The Beginning of the 20th Century*

Sigmund Freud (1856-1939) led in changing perspectives about sexual­ity in the 20th century with the first of several books, The Interpretation of Dreams (1900). Freud’s belief that sexuality was innate in women as well as in men helped expand Victorian concepts about sexuality. The physician Havelock Ellis (1859-1939), in his book On Life and Sex (1920), empha­sized "the love-rights of women," and his seven-volume Studies in the Psy­chology of Sex regarded any sexual practice—including masturbation and homosexuality, previously considered "perversions"—as healthy so long as no one was harmed. Theodore Van de Velde (1873-1937) stressed the importance of sexual pleasure in his popular marriage manuals.

*Our primary sources for this material are Czuczka (2000) and Glennon (1999).

While ideas about the "proper" role of female sexual­ity were changing, the woman suffrage movement began in the late 19th century. Its goal of giving women the right to vote grew out of several related developments, such as the abolition of slavery and the demand that women be permitted to attend universities and hold property. The passage in 1920 of the 19th Amendment to the U. S. Con­stitution guaranteed women the right to vote but did not usher in a new era of equality.

However, subsequent historical events and technol­ogy brought new sexual perspectives and possibilities.

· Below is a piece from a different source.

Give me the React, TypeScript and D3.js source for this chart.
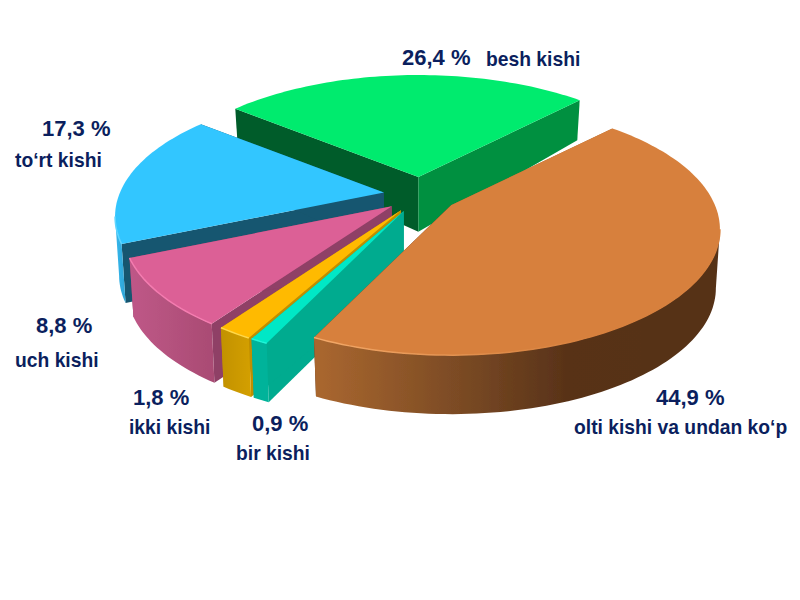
import React from "react";
import * as d3 from "d3";

// slices in drawing order of the pie, clockwise from the start angle
const categories = ["olti kishi va undan ko‘p", "bir kishi", "ikki kishi", "uch kishi", "to‘rt kishi", "besh kishi"];
const values = [44.9, 0.9, 1.8, 8.8, 17.3, 26.4];
const valueLabels = ["44,9 %", "0,9 %", "1,8 %", "8,8 %", "17,3 %", "26,4 %"];

const topColors = ["#d7803c", "#00e8c6", "#ffba00", "#dc6096", "#33c6ff", "#00eb6e"];
const startWallColors = ["#a5642e", "#00ab8f", "#c08e00", "#8f3f66", "#17566f", "#005c2a"];
const endWallColors = ["#55301a", "#00ab8f", "#c08e00", "#8f3f66", "#17566f", "#00903f"];
const rimColors = ["url(#rimOrange)", "#00b39a", "url(#rimYellow)", "url(#rimPink)", "url(#rimBlue)", "#00903f"];
const bevelColors = ["url(#bevelOrange)", "#20f5d8", "#ffd84a", "#f47cb0", "#5fd6ff", "#00eb6e"];

// back to front: green, blue, pink, yellow, teal, orange
const paintOrder = [5, 4, 3, 2, 1, 0];

const labelX = [574, 236, 129, 15, 15, 486];
const labelY = [434, 460, 434, 367, 167, 66];
const valueX = [656, 252, 133, 36, 42, 402];
const valueY = [405, 431, 405, 333, 136, 65];

const cx = 420.6;
const cy = 195;
const explodeX = 37;
const explodeY = 18;
const radiusX = 264;
const radiusY = 121.4;
const perspective = 0.19;
const startAngle = (44 * Math.PI) / 180;

const pie = d3
  .pie<number>()
  .sort(null)
  .startAngle(startAngle)
  .endAngle(startAngle + 2 * Math.PI);

const line = d3.line();

type Pt = [number, number];

const project = (ax: number, ay: number, theta: number): Pt => {
  const u = Math.sin(theta);
  const v = -Math.cos(theta);
  const w = 1 - perspective * v;
  return [ax + (radiusX * u) / w, ay + (radiusY * v) / w];
};

const depthAt = (y: number) => Math.min(59, 40 + (y - 100) * 0.19);

const arcPoints = (ax: number, ay: number, a0: number, a1: number): Pt[] => {
  const n = Math.max(2, Math.ceil((a1 - a0) * 40));
  const t = d3.scaleLinear().domain([0, n]).range([a0, a1]);
  return d3.range(n + 1).map((i) => project(ax, ay, t(i)));
};

// angle where the projected rim turns from the back to the front
const silhouette = Math.acos(-perspective);

const App = () => {
  const arcs = pie(values);

  const slices = paintOrder.map((i) => {
    const arc = arcs[i];
    const mid = (arc.startAngle + arc.endAngle) / 2;
    const ax = cx + explodeX * Math.sin(mid);
    const ay = cy - explodeY * Math.cos(mid);
    const apex: Pt = [ax, ay];
    const drop = ([x, y]: Pt): Pt => [ax + (x - ax) * 0.985, y + depthAt(y)];
    const outer = arcPoints(ax, ay, arc.startAngle, arc.endAngle);
    const top = line([apex, ...outer])! + "Z";
    const first = outer[0];
    const last = outer[outer.length - 1];
    const startWall = line([apex, first, drop(first), drop(apex)])! + "Z";
    const endWall = line([apex, last, drop(last), drop(apex)])! + "Z";

    // only the part of the rim that faces the viewer
    const a0 = Math.max(arc.startAngle, silhouette);
    const a1 = Math.min(arc.endAngle, 2 * Math.PI - silhouette);
    let rim: string | null = null;
    let bevel: string | null = null;
    if (a1 > a0) {
      const front = arcPoints(ax, ay, a0, a1);
      rim = line([...front, ...front.slice().reverse().map(drop)])! + "Z";
      bevel = line(front);
    }
    return { i, top, startWall, endWall, rim, bevel };
  });

  return (
    <svg
      width={800}
      height={600}
      style={{ position: "absolute", left: 0, top: 0, background: "#fff" }}
    >
      <defs>
        <linearGradient id="rimOrange" gradientUnits="userSpaceOnUse" x1={322} x2={720} y1={0} y2={0}>
          <stop offset="0" stopColor="#a8662f" />
          <stop offset="0.35" stopColor="#7a4a24" />
          <stop offset="0.62" stopColor="#583218" />
          <stop offset="1" stopColor="#563117" />
        </linearGradient>
        <linearGradient id="rimPink" gradientUnits="userSpaceOnUse" x1={128} x2={215} y1={0} y2={0}>
          <stop offset="0" stopColor="#bf5888" />
          <stop offset="1" stopColor="#a94b73" />
        </linearGradient>
        <linearGradient id="rimBlue" gradientUnits="userSpaceOnUse" x1={115} x2={130} y1={0} y2={0}>
          <stop offset="0" stopColor="#36b8ee" />
          <stop offset="1" stopColor="#2a9ccc" />
        </linearGradient>
        <linearGradient id="rimYellow" gradientUnits="userSpaceOnUse" x1={218} x2={252} y1={0} y2={0}>
          <stop offset="0" stopColor="#c09000" />
          <stop offset="1" stopColor="#d4a000" />
        </linearGradient>
        <linearGradient id="bevelOrange" gradientUnits="userSpaceOnUse" x1={322} x2={720} y1={0} y2={0}>
          <stop offset="0" stopColor="#f3a868" />
          <stop offset="0.45" stopColor="#dd8a48" />
          <stop offset="0.7" stopColor="#d7803c" />
          <stop offset="1" stopColor="#d7803c" />
        </linearGradient>
        <filter id="soft" x="-5%" y="-5%" width="110%" height="110%">
          <feGaussianBlur stdDeviation="0.5" />
        </filter>
      </defs>

      <g filter="url(#soft)">
        {slices.map((s) => (
          <g key={s.i}>
            <path d={s.startWall} fill={startWallColors[s.i]} />
            <path d={s.endWall} fill={endWallColors[s.i]} />
            {s.rim && <path d={s.rim} fill={rimColors[s.i]} />}
            <path d={s.top} fill={topColors[s.i]} />
            {s.bevel && (
              <path d={s.bevel} fill="none" stroke={bevelColors[s.i]} strokeWidth={1.5} />
            )}
          </g>
        ))}
      </g>

      <g fontFamily="'Liberation Sans', Arial, sans-serif" fontWeight="bold" fill="#0b1f5e">
        {categories.map((c, i) => (
          <g key={c}>
            <text x={valueX[i]} y={valueY[i]} fontSize={22}>
              {valueLabels[i]}
            </text>
            <text x={labelX[i]} y={labelY[i]} fontSize={19.3}>
              {c}
            </text>
          </g>
        ))}
      </g>
    </svg>
  );
};

export default App;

U. S. involvement in World War I created an environment for increased equality and flexibility of gender roles, as thou­sands of women left the traditional homemaker role and took paying jobs for the first time. American men serving as soldiers in Europe were introduced to the more open sexu­ality there. Soon after the soldiers returned home from the war, Henry Ford’s mass-produced automobiles of the 1920s provided increased independence and privacy for young people’s sexual explorations. The advent of movies presented romance and sex symbols for public entertainment. The "flappers"—young, urban, single, middle-class women— rejected the ideals of Victorian restraint for short, slinky dresses and the exuberant, close — contact dancing of the Roaring Twenties. The changes in sexual mores consisted mainly of the prevalence of kissing and "petting" (sex play short of intercourse) among young unmar­ried people that went beyond acceptable Victorian standards, but women usually avoided premarital intercourse to prevent pregnancy and jeopardizing their reputations.

A return to more restrained behavior came with the Great Depression in the 1930s. Conversely, the hardships of the time also led to new laws mandating the right of women to have access to contraceptive information and devices. Before the development of peni­cillin in the 1940s, no effective treatment existed for life-threatening sexually transmitted infections. Once penicillin became available, another feared consequence of sex became less harmful. During World War II, housewives once again filled the gaps in the workplace left by men who were fighting overseas and encountering more open European sexuality.